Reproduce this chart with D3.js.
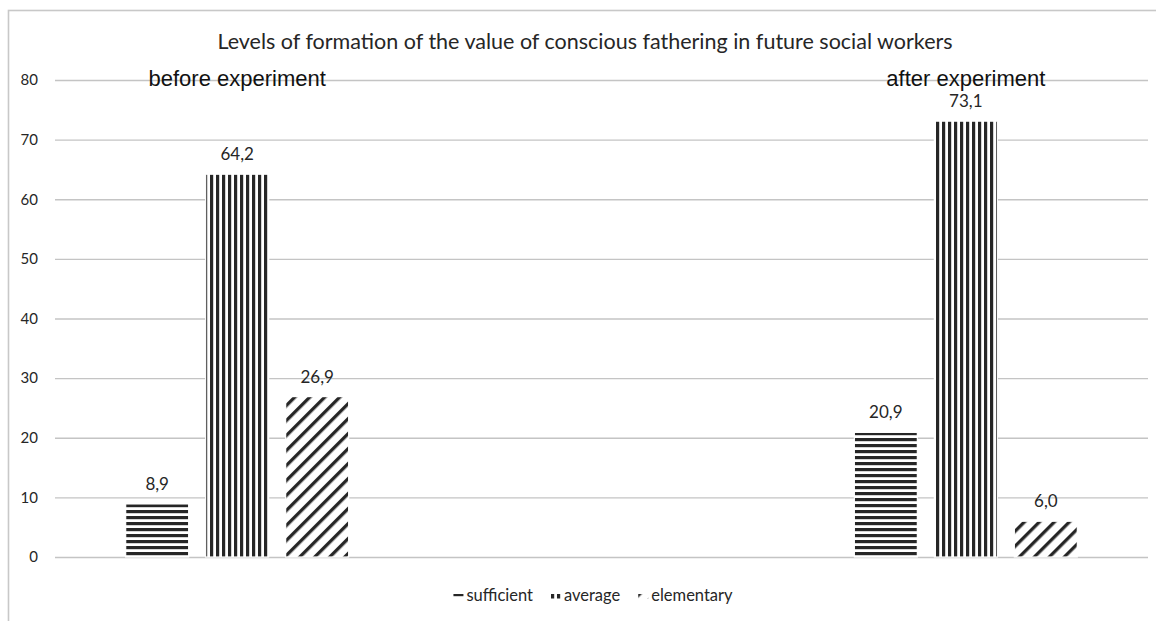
<!DOCTYPE html>
<html>
<head>
<meta charset="utf-8">
<script src="https://cdn.jsdelivr.net/npm/d3@7"></script>
<style>
  body { margin: 0; background: #fff; }
  svg { display: block; }
</style>
</head>
<body>
<svg id="chart" width="1156" height="621"></svg>
<script>
// Data
const categories = ["before experiment", "", "after experiment"];
const seriesNames = ["sufficient", "average", "elementary"];
const sufficient = [8.9, null, 20.9];
const average = [64.2, null, 73.1];
const elementary = [26.9, null, 6.0];
const yTicks = [0, 10, 20, 30, 40, 50, 60, 70, 80];
const chartTitle = "Levels of formation of the value of conscious fathering in future social workers";

const seriesValues = { sufficient, average, elementary };

const svg = d3.select("#chart");
const W = 1156, H = 621;
const plotLeft = 55, plotRight = 1148, plotTop = 80, plotBottom = 557;
const ink = "#262626";
const bodyFont = "Lato, 'Open Sans', sans-serif";

// Hatch patterns
const defs = svg.append("defs");
const pH = defs.append("pattern").attr("id", "hatch-sufficient")
  .attr("patternUnits", "userSpaceOnUse").attr("width", 6).attr("height", 6);
pH.append("rect").attr("width", 6).attr("height", 6).attr("fill", "#fff");
pH.append("rect").attr("width", 6).attr("height", 3.2).attr("fill", ink);

const pV = defs.append("pattern").attr("id", "hatch-average")
  .attr("patternUnits", "userSpaceOnUse").attr("width", 6).attr("height", 6);
pV.append("rect").attr("width", 6).attr("height", 6).attr("fill", "#fff");
pV.append("rect").attr("width", 3.2).attr("height", 6).attr("fill", ink);

const pD = defs.append("pattern").attr("id", "hatch-elementary")
  .attr("patternUnits", "userSpaceOnUse").attr("width", 10.6).attr("height", 10.6)
  .attr("patternTransform", "rotate(45)");
pD.append("rect").attr("width", 10.6).attr("height", 10.6).attr("fill", "#fff");
pD.append("rect").attr("width", 3.3).attr("height", 10.6).attr("fill", ink);

// Chart frame
svg.append("rect")
  .attr("x", 8.5).attr("y", 10.5).attr("width", W + 40).attr("height", H + 40)
  .attr("fill", "#fff").attr("stroke", "#c8c8c8").attr("stroke-width", 1.6);

// Scales
const x0 = d3.scaleBand().domain(categories).range([plotLeft, plotRight])
  .paddingInner(0.388).paddingOuter(0.194);
const x1 = d3.scaleBand().domain(seriesNames).range([0, x0.bandwidth()])
  .paddingInner(0.2125).paddingOuter(0);
const y = d3.scaleLinear().domain([0, 80]).range([plotBottom, plotTop]);

// Gridlines and value axis
const yAxis = svg.append("g")
  .attr("transform", `translate(${plotLeft},0)`)
  .call(d3.axisLeft(y).tickValues(yTicks).tickSize(-(plotRight - plotLeft)).tickPadding(17).tickFormat(d3.format("d")));
yAxis.select(".domain").remove();
yAxis.selectAll(".tick line").attr("stroke", "#c4c4c4").attr("stroke-width", 1.3);
yAxis.selectAll(".tick text")
  .attr("fill", "#262626").attr("font-family", bodyFont).attr("font-size", 15);

// Bars
const comma = d3.formatLocale({ decimal: ",", thousands: " ", grouping: [3], currency: ["", ""] }).format(".1f");
const rows = [];
categories.forEach((c, i) => {
  seriesNames.forEach(s => {
    const v = seriesValues[s][i];
    if (v != null) rows.push({ cat: c, series: s, value: v });
  });
});

svg.append("g").selectAll("rect").data(rows).join("rect")
  .attr("x", d => x0(d.cat) + x1(d.series))
  .attr("y", d => y(d.value))
  .attr("width", x1.bandwidth())
  .attr("height", d => y(0) - y(d.value))
  .attr("fill", d => `url(#hatch-${d.series})`)
  .attr("stroke", "#fff").attr("stroke-width", 1.2);

// Value labels
svg.append("g").selectAll("text").data(rows).join("text")
  .attr("x", d => x0(d.cat) + x1(d.series) + x1.bandwidth() / 2)
  .attr("y", d => y(d.value) - 14)
  .attr("text-anchor", "middle")
  .attr("font-family", bodyFont).attr("font-size", 17)
  .attr("fill", "#262626")
  .text(d => comma(d.value));

// Group captions over each block of bars
svg.append("g").selectAll("text").data(categories.filter(c => c)).join("text")
  .attr("x", d => x0(d) + x0.bandwidth() / 2)
  .attr("y", 86)
  .attr("text-anchor", "middle")
  .attr("font-family", "'Liberation Sans', Arial, sans-serif").attr("font-size", 22)
  .attr("fill", "#111")
  .text(d => d);

// Title
svg.append("text")
  .attr("x", 585).attr("y", 49)
  .attr("text-anchor", "middle")
  .attr("font-family", bodyFont).attr("font-size", 21.5)
  .attr("fill", "#262626")
  .text(chartTitle);

// Legend
const legend = svg.append("g");
const items = legend.selectAll("g").data(seriesNames).join("g");
items.append("rect")
  .attr("y", 1)
  .attr("width", 10).attr("height", 4.5)
  .attr("fill", d => `url(#hatch-${d})`);
items.append("text")
  .attr("x", 13).attr("y", 8)
  .attr("font-family", bodyFont).attr("font-size", 16.5)
  .attr("fill", "#262626")
  .text(d => d);
const widths = [];
items.each(function () {
  widths.push(13 + this.querySelector("text").getComputedTextLength());
});
const gap = 18;
const total = d3.sum(widths) + gap * (widths.length - 1);
let cx = 593 - total / 2;
items.attr("transform", (d, i) => {
  const t = `translate(${cx},${593})`;
  cx += widths[i] + gap;
  return t;
});
</script>
</body>
</html>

Problem to work on
Find the lines containing "this" and list every one of them.

Complete output
Reproduce this chart with D3.js.
  widths.push(13 + this.querySelector("text").getComputedTextLength());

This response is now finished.